Its founding director, UMaine associate professor of journalism Kathryn Olmstead, will be honored by the New England Scholastic Press Association with a special award for her work in developing this statewide resource May 3 at an annual conference in Boston. NESPA is based in Boston University’s College of Communication.
“This is a special award, and it is to honor her for her work in founding and working with Maine’s scholastic press,” said Helen Smith, NESPA’s executive director. “Kathryn Olmstead has done an amazing job raising the sights of student journalists in this region. She has introduced them to new possibilities and stretched their imaginations.”
Olmstead founded the Maine Center for Journalism in 1993 with the goals of fostering the practice and teaching of journalism in Maine secondary schools.

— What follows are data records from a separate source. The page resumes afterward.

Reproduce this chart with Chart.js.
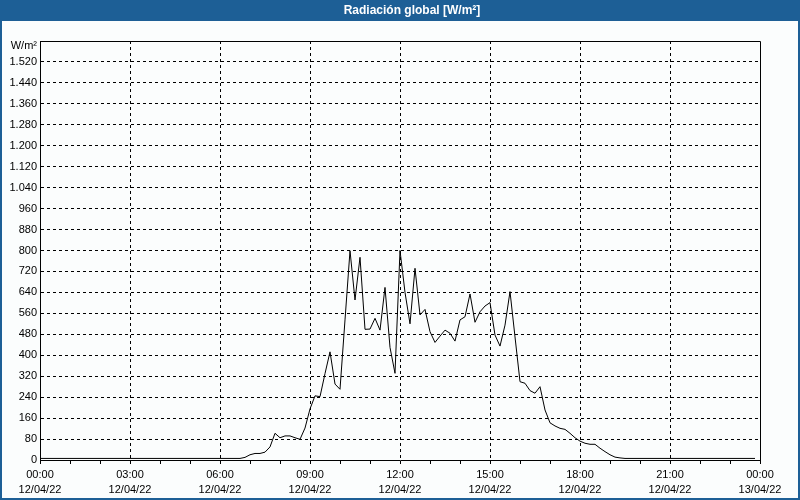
<!DOCTYPE html>
<html>
<head>
<meta charset="utf-8">
<script src="https://cdn.jsdelivr.net/npm/chart.js@4/dist/chart.umd.min.js"></script>
<style>
  html, body { margin: 0; padding: 0; background: #fbfdfd; }
  #wrap { width: 800px; height: 500px; position: relative; }
</style>
</head>
<body>
<div id="wrap"><canvas id="c" width="800" height="500"></canvas></div>
<script>
// ---- data ----
const chartTitle = 'Radiación global [W/m²]';
const unitLabel = 'W/m²';
const sampleStepMinutes = 10; // one reading every 10 minutes, starting 00:00
const radiation = [
  6, 6, 6, 6, 6, 6, 6, 6, 6, 6,      // 00:00 - 01:30
  6, 6, 6, 6, 6, 6, 6, 6, 6, 6,      // 01:40 - 03:10
  6, 6, 6, 6, 6, 6, 6, 6, 6, 6,      // 03:20 - 04:50
  6, 6, 6, 6, 6, 6, 6, 6, 6, 6,      // 05:00 - 06:30
  6, 10, 20, 25, 25, 30, 50, 102, 85, 92,   // 06:40 - 08:10
  92, 85, 79, 122, 195, 245, 242, 330, 413, 290, // 08:20 - 09:50
  270, 535, 799, 611, 774, 499, 500, 541, 496, 659, // 10:00 - 11:30
  430, 331, 800, 640, 520, 732, 554, 575, 490, 449, // 11:40 - 13:10
  473, 496, 484, 454, 535, 547, 634, 526, 566, 588, // 13:20 - 14:50
  601, 477, 435, 515, 643, 470, 299, 293, 265, 255, // 15:00 - 16:30
  280, 191, 142, 130, 121, 117, 102, 85, 72, 64,    // 16:40 - 18:10
  60, 60, 45, 32, 20, 11, 8, 6, 6, 6,               // 18:20 - 19:50
  6, 6, 6, 6, 6, 6, 6, 6, 6, 6,                     // 20:00 - 21:30
  6, 6, 6, 6, 6, 6, 6, 6, 6, 6,                     // 21:40 - 23:10
  6, 6, 6, 6                                        // 23:20 - 23:50
];
const xTickTimes = ['00:00', '03:00', '06:00', '09:00', '12:00', '15:00', '18:00', '21:00', '00:00'];
const xTickDates = ['12/04/22', '12/04/22', '12/04/22', '12/04/22', '12/04/22', '12/04/22', '12/04/22', '12/04/22', '13/04/22'];
const xLabelEveryMinutes = 180;
const xMinorTickMinutes = 60;
const xMaxMinutes = 1440;
const yMax = 1600;
const yStep = 80;

// ---- build points ----
const points = radiation.map((v, i) => ({ x: i * sampleStepMinutes, y: v }));

const FONT = "'Liberation Sans', Arial, sans-serif";
const BG = '#fbfdfd';
const BLUE = '#1d5f96';

function fmtThousands(v) {
  return String(v).replace(/\B(?=(\d{3})+(?!\d))/g, '.');
}

const framePlugin = {
  id: 'frame',
  beforeDraw(chart) {
    const ctx = chart.ctx;
    ctx.save();
    ctx.fillStyle = BG;
    ctx.fillRect(0, 0, chart.width, chart.height);
    ctx.fillStyle = BLUE;
    ctx.fillRect(0, 0, chart.width, 21);
    ctx.fillStyle = '#ffffff';
    ctx.font = "bold 12px " + FONT;
    ctx.textAlign = 'center';
    ctx.textBaseline = 'middle';
    ctx.fillText(chartTitle, 412, 11);
    ctx.restore();
  },
  afterDraw(chart) {
    const ctx = chart.ctx;
    const a = chart.chartArea;
    ctx.save();
    ctx.strokeStyle = '#000';
    ctx.lineWidth = 1;
    ctx.beginPath();
    ctx.moveTo(Math.round(a.left) + 0.5, Math.round(a.top) + 0.5);
    ctx.lineTo(Math.round(a.right) + 0.5, Math.round(a.top) + 0.5);
    ctx.lineTo(Math.round(a.right) + 0.5, Math.round(a.bottom) + 0.5);
    ctx.stroke();
    // unit label at the top of the value axis
    ctx.fillStyle = '#000';
    ctx.font = "11px " + FONT;
    ctx.textAlign = 'right';
    ctx.textBaseline = 'middle';
    ctx.fillText(unitLabel, a.left - 3, a.top + 5);
    // window border
    ctx.fillStyle = BLUE;
    ctx.fillRect(0, 21, 2, chart.height - 21);
    ctx.fillRect(chart.width - 2, 21, 2, chart.height - 21);
    ctx.fillRect(0, chart.height - 2, chart.width, 2);
    ctx.restore();
  }
};

new Chart(document.getElementById('c'), {
  type: 'line',
  data: {
    datasets: [{
      data: points,
      borderColor: '#000',
      borderWidth: 1,
      pointRadius: 0,
      tension: 0,
      fill: false
    }]
  },
  options: {
    responsive: false,
    animation: false,
    devicePixelRatio: 1,
    layout: { padding: { top: 41, right: 40, left: 0, bottom: 0 } },
    plugins: { legend: { display: false }, tooltip: { enabled: false } },
    scales: {
      x: {
        type: 'linear',
        min: 0,
        max: xMaxMinutes,
        afterFit(s) { s.height = 40; s.paddingLeft = 0; s.paddingRight = 0; },
        ticks: {
          stepSize: xMinorTickMinutes,
          autoSkip: false,
          maxRotation: 0,
          padding: 3,
          color: '#000',
          font: { family: FONT, size: 11, lineHeight: 15 / 11 },
          callback(v) {
            if (v % xLabelEveryMinutes !== 0) return '';
            const k = v / xLabelEveryMinutes;
            return [xTickTimes[k], xTickDates[k]];
          }
        },
        grid: {
          color(ctx) {
            const v = ctx.tick ? ctx.tick.value : null;
            return (v !== null && v % xLabelEveryMinutes === 0 && v !== 0 && v !== xMaxMinutes) ? '#000' : 'rgba(0,0,0,0)';
          },
          lineWidth: 1,
          tickColor: '#000',
          tickLength: 4,
          tickWidth: 1
        },
        border: { display: true, color: '#000', width: 1, dash: [3, 3] }
      },
      y: {
        min: 0,
        max: yMax,
        afterFit(s) { s.width = 40; s.paddingTop = 0; s.paddingBottom = 0; },
        ticks: {
          stepSize: yStep,
          autoSkip: false,
          padding: 3,
          color: '#000',
          font: { family: FONT, size: 11 },
          callback(v) { return v === yMax ? '' : fmtThousands(v); }
        },
        grid: {
          color(ctx) {
            const v = ctx.tick ? ctx.tick.value : null;
            return (v !== null && v !== 0 && v !== yMax) ? '#000' : 'rgba(0,0,0,0)';
          },
          lineWidth: 1,
          drawTicks: false
        },
        border: { display: true, color: '#000', width: 1, dash: [3, 3] }
      }
    }
  },
  plugins: [framePlugin]
});
</script>
</body>
</html>
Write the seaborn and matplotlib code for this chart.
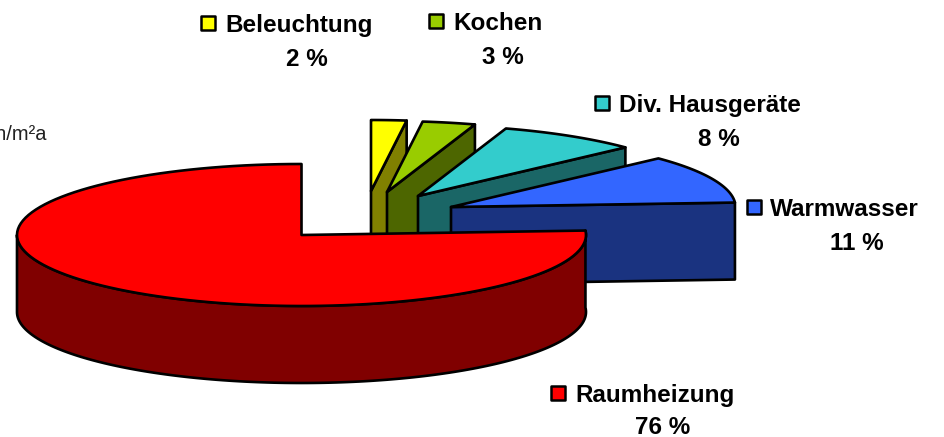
import numpy as np
import pandas as pd
import seaborn as sns
import matplotlib
matplotlib.use("Agg")
import matplotlib.pyplot as plt

# Data
categories = ["Beleuchtung", "Kochen", "Div. Hausgeräte", "Warmwasser", "Raumheizung"]
shares = [2, 3, 8, 11, 76]

# Colours
top_colors = ["#FFFF00", "#99CC00", "#33CCCC", "#3366FF", "#FF0000"]
side_colors = ["#808000", "#4D6600", "#1A6666", "#1A3380", "#800000"]

# Layout, in pixels of the 945x437 picture
apex_x = [371, 387, 418, 451, 301.5]
apex_y = [191, 192, 196, 207, 235]
radius_x = 284.5
radius_y = 71
depth = 77
swatch_x = [208, 436, 602, 754, 558]
swatch_y = [23, 21, 103, 207, 393]
name_x = [225, 453, 619, 770, 575]
name_y = [32, 30, 112, 216, 402]
share_x = [307, 503, 719, 857, 663]
share_y = [66, 64, 146, 250, 434]

sns.set_theme(style = "white")
plt.rcParams["font.family"] = ["Liberation Sans", "DejaVu Sans"]

f, ax = plt.subplots(figsize = (9.45, 4.37), dpi = 100)
ax.set_position([0, 0, 1, 1])
ax.set_xlim(0, 945)
ax.set_ylim(437, 0)
ax.axis("off")

# Wedge Angles, Clockwise From Twelve O'Clock
edges = np.radians(np.concatenate([[0], np.cumsum(shares)]) / 100 * 360)


def rim(cx, cy, t):
    return cx + radius_x * np.sin(t), cy - radius_y * np.cos(t)


# Draw Back To Front So The Big Slice Covers The Others
for i in range(len(shares)):
    cx, cy = apex_x[i], apex_y[i]
    t = np.linspace(edges[i], edges[i + 1], 120)
    x, y = rim(cx, cy, t)

    style = dict(edgecolor = "black", linewidth = 1.9, joinstyle = "round")

    # Cut Face Along The Closing Edge
    if edges[i + 1] < np.pi / 2:
        ax.fill([cx, x[-1], x[-1], cx], [cy, y[-1], y[-1] + depth, cy + depth],
                facecolor = side_colors[i], **style)

    # Outer Wall, Only The Part Facing The Viewer
    t_wall = np.linspace(max(edges[i], 0), min(edges[i + 1], 3 * np.pi / 2), 160)
    if edges[i + 1] > np.pi / 2:
        wx, wy = rim(cx, cy, t_wall)
        ax.fill(np.r_[wx, wx[::-1]], np.r_[wy, wy[::-1] + depth],
                facecolor = side_colors[i], **style)

    # Top Face
    ax.fill(np.r_[cx, x], np.r_[cy, y], facecolor = top_colors[i], **style)

# Labels With Square Key Marks
labels = pd.DataFrame({"x": swatch_x, "y": swatch_y, "name": categories})
sns.scatterplot(data = labels, x = "x", y = "y", hue = "name",
                palette = dict(zip(categories, top_colors)), marker = "s",
                s = 115, edgecolor = "black", linewidth = 1.8,
                legend = False, ax = ax, zorder = 5, clip_on = False)
ax.set(xlabel = "", ylabel = "")

for i, name in enumerate(categories):
    ax.text(name_x[i], name_y[i], name, fontsize = 17.5, fontweight = "bold",
            color = "black", ha = "left", va = "baseline")
    ax.text(share_x[i], share_y[i], f"{shares[i]} %", fontsize = 17.5,
            fontweight = "bold", color = "black", ha = "center", va = "baseline")

# Unit Text Cut Off By The Left Edge
ax.text(47, 140, "kWh/m²a", fontsize = 14.5, ha = "right", va = "baseline", color = "#222222")

f.savefig("out.png", dpi = 100)
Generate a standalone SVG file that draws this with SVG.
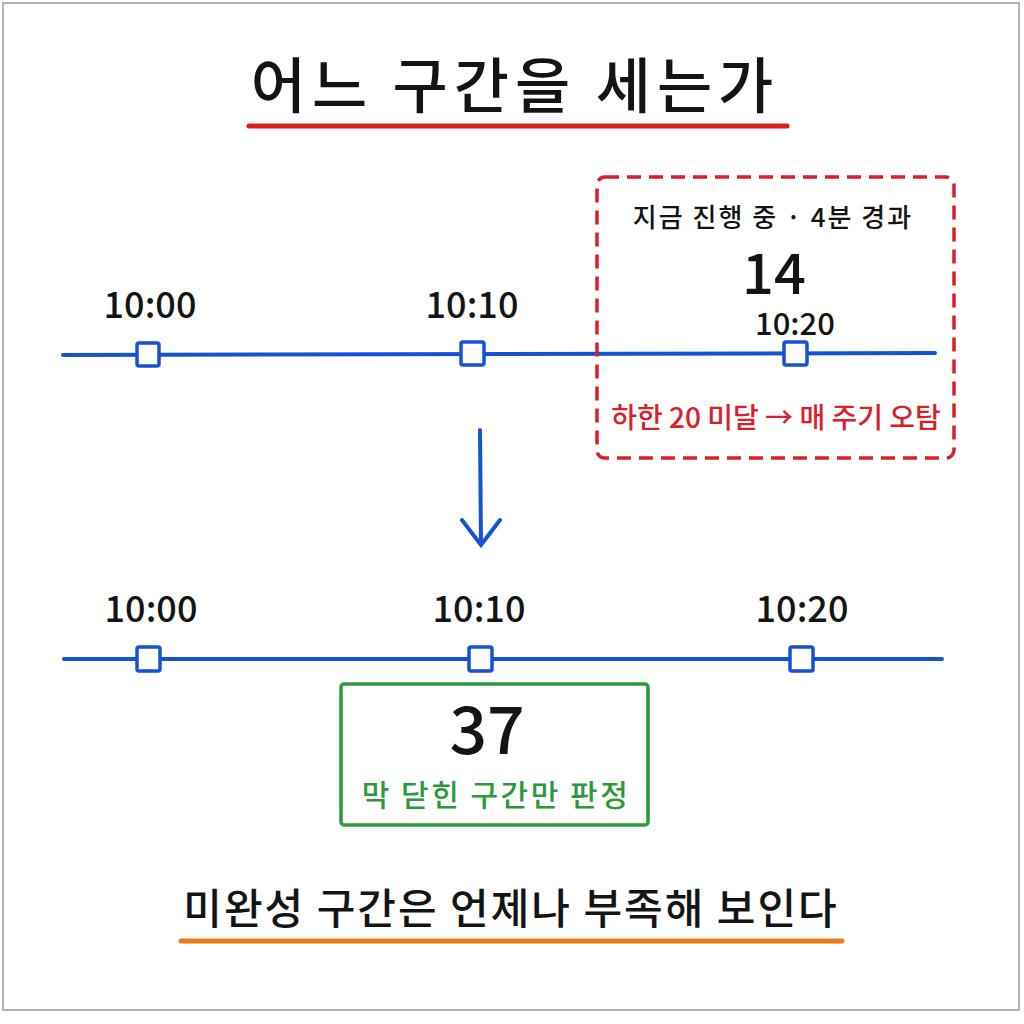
<svg xmlns="http://www.w3.org/2000/svg" width="1024" height="1024" viewBox="0 0 1024 1024">
<style>
text{font-family:"Noto Sans CJK KR","Noto Sans",sans-serif;text-anchor:middle;fill:#141414}
.tl{font-size:36px;font-weight:500}
.line{stroke:#1652d4;stroke-width:4;stroke-linecap:round;fill:none}
.tick{fill:#fff;stroke:#1652d4;stroke-width:3.5}
</style>
<rect x="3" y="3" width="1016" height="1007" fill="#fff" stroke="#b4b4b4" stroke-width="2"/>
<g id="title">
<text x="515" y="108" font-size="60" font-weight="500" letter-spacing="6">어느 구간을 세는가</text>
<line x1="249" y1="126" x2="787" y2="126" stroke="#dd1c1c" stroke-width="5" stroke-linecap="round"/>
</g>
<g id="connectors">
<line class="line" x1="63" y1="355" x2="935" y2="353"/>
<line class="line" x1="64" y1="659" x2="942" y2="659"/>
<path class="line" d="M480 430 L481 545 M462 520 L481 545 L500 520"/>
</g>
<g id="top-timeline">
<rect class="tick" x="137" y="343" width="22" height="23" rx="2"/>
<rect class="tick" x="461" y="342" width="23" height="23" rx="2"/>
<rect class="tick" x="784" y="342" width="23" height="23" rx="2"/>
<text class="tl" x="150" y="318">10:00</text>
<text class="tl" x="472" y="318">10:10</text>
</g>
<g id="current-window">
<rect x="597" y="177" width="357" height="281" rx="8" fill="none" stroke="#d9202a" stroke-width="3.5" stroke-dasharray="14 8"/>
<text x="773" y="227" font-size="26" font-weight="500" letter-spacing="2">지금 진행 중 · 4분 경과</text>
<text x="774" y="294" font-size="56" font-weight="500">14</text>
<text class="tl" x="795" y="335" style="font-size:31px">10:20</text>
<text x="776" y="428" font-size="28" font-weight="500" style="fill:#d9202a">하한 20 미달 → 매 주기 오탐</text>
</g>
<g id="bottom-timeline">
<rect class="tick" x="137" y="647" width="23" height="24" rx="2"/>
<rect class="tick" x="469" y="647" width="23" height="24" rx="2"/>
<rect class="tick" x="790" y="647" width="23" height="24" rx="2"/>
<text class="tl" x="151" y="622">10:00</text>
<text class="tl" x="479" y="622">10:10</text>
<text class="tl" x="802" y="622">10:20</text>
</g>
<g id="closed-window">
<rect x="341" y="684" width="307" height="141" rx="3" fill="#fff" stroke="#2a9a3c" stroke-width="3.5"/>
<text x="487" y="754" font-size="66" font-weight="500">37</text>
<text x="496" y="806" font-size="30" font-weight="500" letter-spacing="2.5" style="fill:#2a9a3c">막 닫힌 구간만 판정</text>
</g>
<g id="conclusion">
<text x="511" y="924" font-size="42" font-weight="500" letter-spacing="2">미완성 구간은 언제나 부족해 보인다</text>
<line x1="181" y1="941" x2="842" y2="941" stroke="#f07a14" stroke-width="5" stroke-linecap="round"/>
</g>
</svg>
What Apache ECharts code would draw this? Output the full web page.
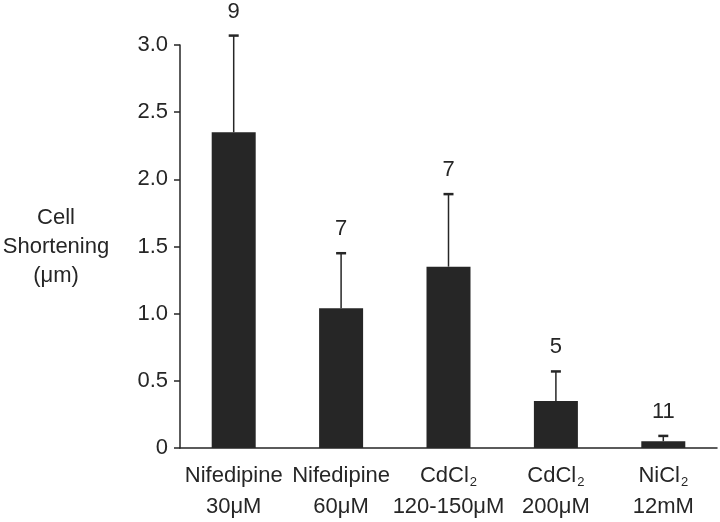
<!DOCTYPE html>
<html>
<head>
<meta charset="utf-8">
<script src="https://cdn.jsdelivr.net/npm/echarts@6/dist/echarts.min.js"></script>
<style>
  html, body { margin: 0; padding: 0; background: #fff; }
  #CellShortening { width: 720px; height: 522px; }
</style>
</head>
<body>
<div id="CellShortening"></div>
<script>
// categories, means, SEM and n
var categories = [
  'Nifedipine\n30μM',
  'Nifedipine\n60μM',
  'CdCl{sub|2}\n120-150μM',
  'CdCl{sub|2}\n200μM',
  'NiCl{sub|2}\n12mM'
]
var shortening = [2.35, 1.04, 1.35, 0.35, 0.05]
var errors = [0.72, 0.41, 0.54, 0.22, 0.04]
var counts = ['9', '7', '7', '5', '11']

var font = '"Liberation Sans", Arial, sans-serif'
var ink = '#262626'

var chart = echarts.init(document.getElementById('CellShortening'))
chart.setOption({
  animation: false,
  backgroundColor: '#fff',
  grid: { left: 180, right: 3, top: 45, bottom: 72 },
  graphic: [{
    type: 'text',
    x: 56,
    y: 247,
    style: {
      text: 'Cell\nShortening\n(μm)',
      textAlign: 'center',
      textVerticalAlign: 'middle',
      fontFamily: font,
      fontSize: 22,
      lineHeight: 29,
      fill: ink
    }
  }],
  xAxis: {
    type: 'category',
    data: categories,
    axisLine: { lineStyle: { color: ink, width: 1.5 } },
    axisTick: { length: 7, lineStyle: { color: ink, width: 1.5 } },
    axisLabel: {
      color: ink,
      fontFamily: font,
      fontSize: 22,
      lineHeight: 31,
      margin: 12,
      interval: 0,
      rich: {
        sub: { fontSize: 13, fontFamily: font, color: ink, padding: [14, 0, 0, 1] }
      }
    }
  },
  yAxis: {
    type: 'value',
    min: 0,
    max: 3,
    interval: 0.5,
    splitLine: { show: false },
    axisLine: { show: true, lineStyle: { color: ink, width: 1.5 } },
    axisTick: { show: true, length: 6, lineStyle: { color: ink, width: 1.5 } },
    axisLabel: {
      color: ink,
      fontFamily: font,
      fontSize: 22,
      margin: 12,
      formatter: function (v) { return v === 0 ? '0' : v.toFixed(1) }
    }
  },
  series: [
    {
      type: 'bar',
      data: shortening,
      barWidth: 44,
      itemStyle: { color: ink },
      z: 2
    },
    {
      type: 'custom',
      z: 3,
      data: shortening.map(function (v, i) { return [i, v, v + errors[i], counts[i]] }),
      renderItem: function (params, api) {
        var base = api.coord([api.value(0), api.value(1)])
        var top = api.coord([api.value(0), api.value(2)])
        var x = base[0]
        return {
          type: 'group',
          children: [
            {
              type: 'line',
              shape: { x1: x, y1: base[1], x2: x, y2: top[1] },
              style: { stroke: ink, lineWidth: 1.5 }
            },
            {
              type: 'line',
              shape: { x1: x - 5, y1: top[1], x2: x + 5, y2: top[1] },
              style: { stroke: ink, lineWidth: 2.5 }
            },
            {
              type: 'text',
              style: {
                text: String(api.value(3)),
                x: x,
                y: top[1] - 24,
                textAlign: 'center',
                textVerticalAlign: 'middle',
                fontFamily: font,
                fontSize: 22,
                fill: ink
              }
            }
          ]
        }
      }
    }
  ]
})
</script>
</body>
</html>
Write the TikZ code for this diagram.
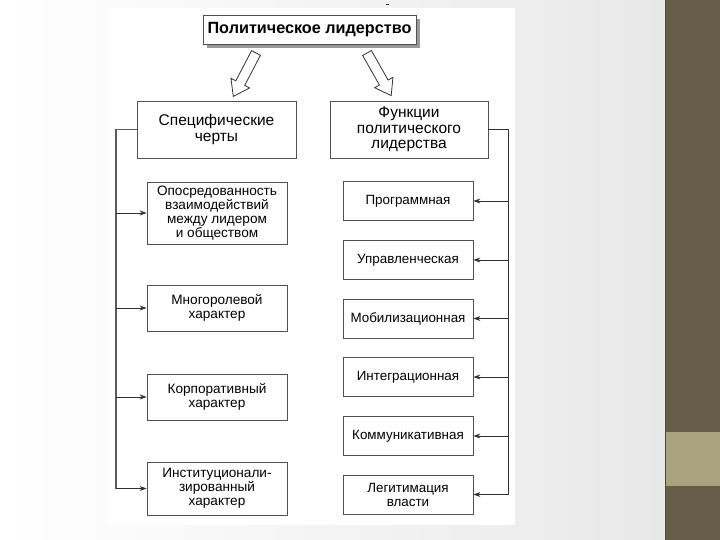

The center’s activities include an annual statewide conference, regional roundtables, a newsletter, a newspaper contest, and a speakers bureau for high school classes and staffs. The center is part of the department of communication and journalism and is funded with a grant from the Maine Daily Newspaper Publishers Association.
The conference has become the centerpiece of the center’s activities. This year’s event, “Freedom Under Attack: Student Journalism in a New World,” is set for May 15 at UMaine and will feature guest speakers Mike Hiestand, a staff attorney for the Student Press Law Center in Washington, and Roger Catlin, an arts writer for the Hartford Courant.
The conference is open to all schools, and past events have drawn students from Fort Kent to Wells. Some 50 schools in Maine currently produce newspapers.
“We never would have been able to put out the quality of student newspaper that we do without the conference and the student newspaper contest,” said Bangor High School English teacher Junita Drisko, the adviser for the Bangor High newspaper, Ram-Page.”The students work all year to produce papers that can win state awards. So in that sense, Kathryn Olmstead keeps the students motivated all year long,” Drisko said.
Olmstead said that her experiences as a high school English teacher 1971-1974 at Concord High School in Concord, N.H., helped her realize the importance of nurturing young journalists.
“Being an adviser for a student newspaper is a thankless job sometimes. I hoped that the activities of the Maine Center for Journalism would provide support at the university level for teachers and students throughout the state,” Olmstead said.
Olmstead joined the faculty at UMaine in 1984. In 1988 she co-founded “Echoes: Rediscovering Community,” an international journal featuring rural culture. Olmstead continues to edit and publish the journal, a quarterly with a circulation of 4,000.